OBJECTIVE:
Starting at the first line of the listing below, retype each line up to and including the one that contains "const outerR = 310, innerR = 120;". Leave pictures out.

□ □ □ □

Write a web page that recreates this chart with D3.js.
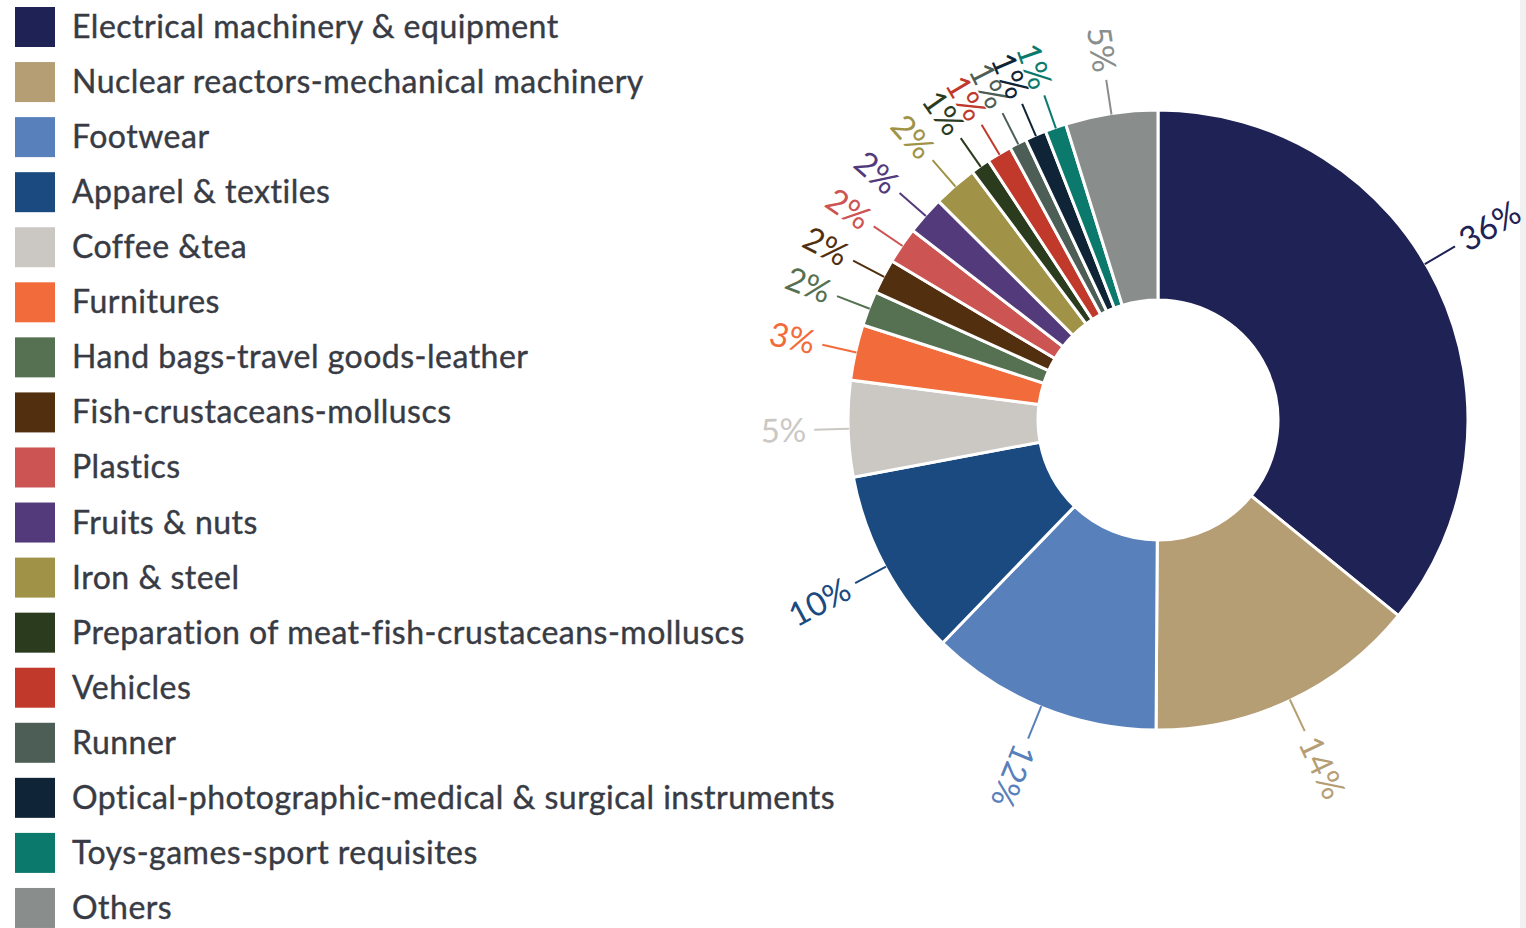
<!DOCTYPE html>
<html>
<head>
<meta charset="utf-8">
<script src="https://cdn.jsdelivr.net/npm/d3@7"></script>
<style>
  body { margin: 0; background: #fff; }
  svg { display: block; }
</style>
</head>
<body>
<script>
// categories, shares (%), colours
const categories = [
  "Electrical machinery & equipment",
  "Nuclear reactors-mechanical machinery",
  "Footwear",
  "Apparel & textiles",
  "Coffee &tea",
  "Furnitures",
  "Hand bags-travel goods-leather",
  "Fish-crustaceans-molluscs",
  "Plastics",
  "Fruits & nuts",
  "Iron & steel",
  "Preparation of meat-fish-crustaceans-molluscs",
  "Vehicles",
  "Runner",
  "Optical-photographic-medical & surgical instruments",
  "Toys-games-sport requisites",
  "Others"
];
const shares = [35.8, 14.2, 12.1, 9.8, 5.0, 2.9, 1.8, 1.8, 1.9, 2.0, 2.3, 1.0, 1.3, 0.9, 1.1, 1.1, 4.8];
const colors = [
  "#1f2254", "#b59d74", "#5880bb", "#1a4a80", "#cbc8c4", "#f26b3b",
  "#557152", "#52300f", "#cc5452", "#533a7b", "#a09347", "#2a3b1e",
  "#c0392b", "#4c5e55", "#0f2436", "#0b7a6c", "#898e8c"
];

const width = 1526, height = 928;
const cx = 1158, cy = 420;
const outerR = 310, innerR = 120;

const svg = d3.select("body").append("svg")
  .attr("width", width)
  .attr("height", height);

// faint edge on the right side of the screenshot
svg.append("rect")
  .attr("x", 1520).attr("y", 0)
  .attr("width", 6).attr("height", height)
  .style("fill", "#f1f1f1");

// legend
const rowH = 55.06;
const legend = svg.selectAll(".legend-row")
  .data(categories)
  .enter().append("g")
  .attr("class", "legend-row")
  .attr("transform", (d, i) => `translate(15, ${7 + i * rowH})`);

legend.append("rect")
  .attr("width", 40)
  .attr("height", 40)
  .style("fill", (d, i) => colors[i]);

legend.append("text")
  .attr("x", 57)
  .attr("y", 31)
  .style("font-family", "Lato, 'Open Sans', sans-serif")
  .style("font-size", "32px")
  .style("letter-spacing", "0.5px")
  .style("fill", "#383b44")
  .style("stroke", "#383b44")
  .style("stroke-width", 0.4)
  .text(d => d);

// donut
const pie = d3.pie().sort(null).value(d => d);
const arcs = pie(shares);
const arc = d3.arc().innerRadius(innerR).outerRadius(outerR);

const g = svg.append("g").attr("transform", `translate(${cx}, ${cy})`);

g.selectAll(".slice")
  .data(arcs)
  .enter().append("path")
  .attr("class", "slice")
  .attr("d", arc)
  .style("fill", (d, i) => colors[i])
  .style("stroke", "#fff")
  .style("stroke-width", 3);

// connectors and radial labels
const lineEnd = 344, labelR = 352, fontPx = 33;
const pt = (a, r) => [r * Math.sin(a), -r * Math.cos(a)];

// label angle: slice middle, pulled back if the text would run off the right edge
arcs.forEach(d => {
  let a = (d.startAngle + d.endAngle) / 2;
  const textLen = fontPx * 1.95;
  while (a < Math.PI / 2 && a > d.startAngle &&
         cx + (labelR + textLen) * Math.sin(a) > width - 8) {
    a -= 0.005;
  }
  d.labelAngle = a;
});

g.selectAll(".connector")
  .data(arcs)
  .enter().append("line")
  .attr("class", "connector")
  .attr("x1", d => pt(d.labelAngle, outerR - 1)[0])
  .attr("y1", d => pt(d.labelAngle, outerR - 1)[1])
  .attr("x2", d => pt(d.labelAngle, lineEnd)[0])
  .attr("y2", d => pt(d.labelAngle, lineEnd)[1])
  .style("stroke", (d, i) => colors[i])
  .style("stroke-width", 2);

g.selectAll(".pct")
  .data(arcs)
  .enter().append("text")
  .attr("class", "pct")
  .attr("transform", d => {
    const deg = d.labelAngle * 180 / Math.PI;
    const [x, y] = pt(d.labelAngle, labelR);
    // right side reads outward, left side is flipped to read inward
    const rot = deg < 225 ? deg - 90 : deg - 270;
    return `translate(${x}, ${y}) rotate(${rot})`;
  })
  .attr("text-anchor", d => (d.labelAngle * 180 / Math.PI) < 225 ? "start" : "end")
  .attr("dy", "0.35em")
  .style("font-family", "Lato, 'Open Sans', sans-serif")
  .style("font-size", fontPx + "px")
  .style("fill", (d, i) => colors[i])
  .text(d => Math.round(d.data) + "%");
</script>
</body>
</html>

□ □ □ □

WORKED ANSWER:
Write a web page that recreates this chart with D3.js.
<!DOCTYPE html>
<html>
<head>
<meta charset="utf-8">
<script src="https://cdn.jsdelivr.net/npm/d3@7"></script>
<style>
  body { margin: 0; background: #fff; }
  svg { display: block; }
</style>
</head>
<body>
<script>
// categories, shares (%), colours
const categories = [
  "Electrical machinery & equipment",
  "Nuclear reactors-mechanical machinery",
  "Footwear",
  "Apparel & textiles",
  "Coffee &tea",
  "Furnitures",
  "Hand bags-travel goods-leather",
  "Fish-crustaceans-molluscs",
  "Plastics",
  "Fruits & nuts",
  "Iron & steel",
  "Preparation of meat-fish-crustaceans-molluscs",
  "Vehicles",
  "Runner",
  "Optical-photographic-medical & surgical instruments",
  "Toys-games-sport requisites",
  "Others"
];
const shares = [35.8, 14.2, 12.1, 9.8, 5.0, 2.9, 1.8, 1.8, 1.9, 2.0, 2.3, 1.0, 1.3, 0.9, 1.1, 1.1, 4.8];
const colors = [
  "#1f2254", "#b59d74", "#5880bb", "#1a4a80", "#cbc8c4", "#f26b3b",
  "#557152", "#52300f", "#cc5452", "#533a7b", "#a09347", "#2a3b1e",
  "#c0392b", "#4c5e55", "#0f2436", "#0b7a6c", "#898e8c"
];

const width = 1526, height = 928;
const cx = 1158, cy = 420;
const outerR = 310, innerR = 120;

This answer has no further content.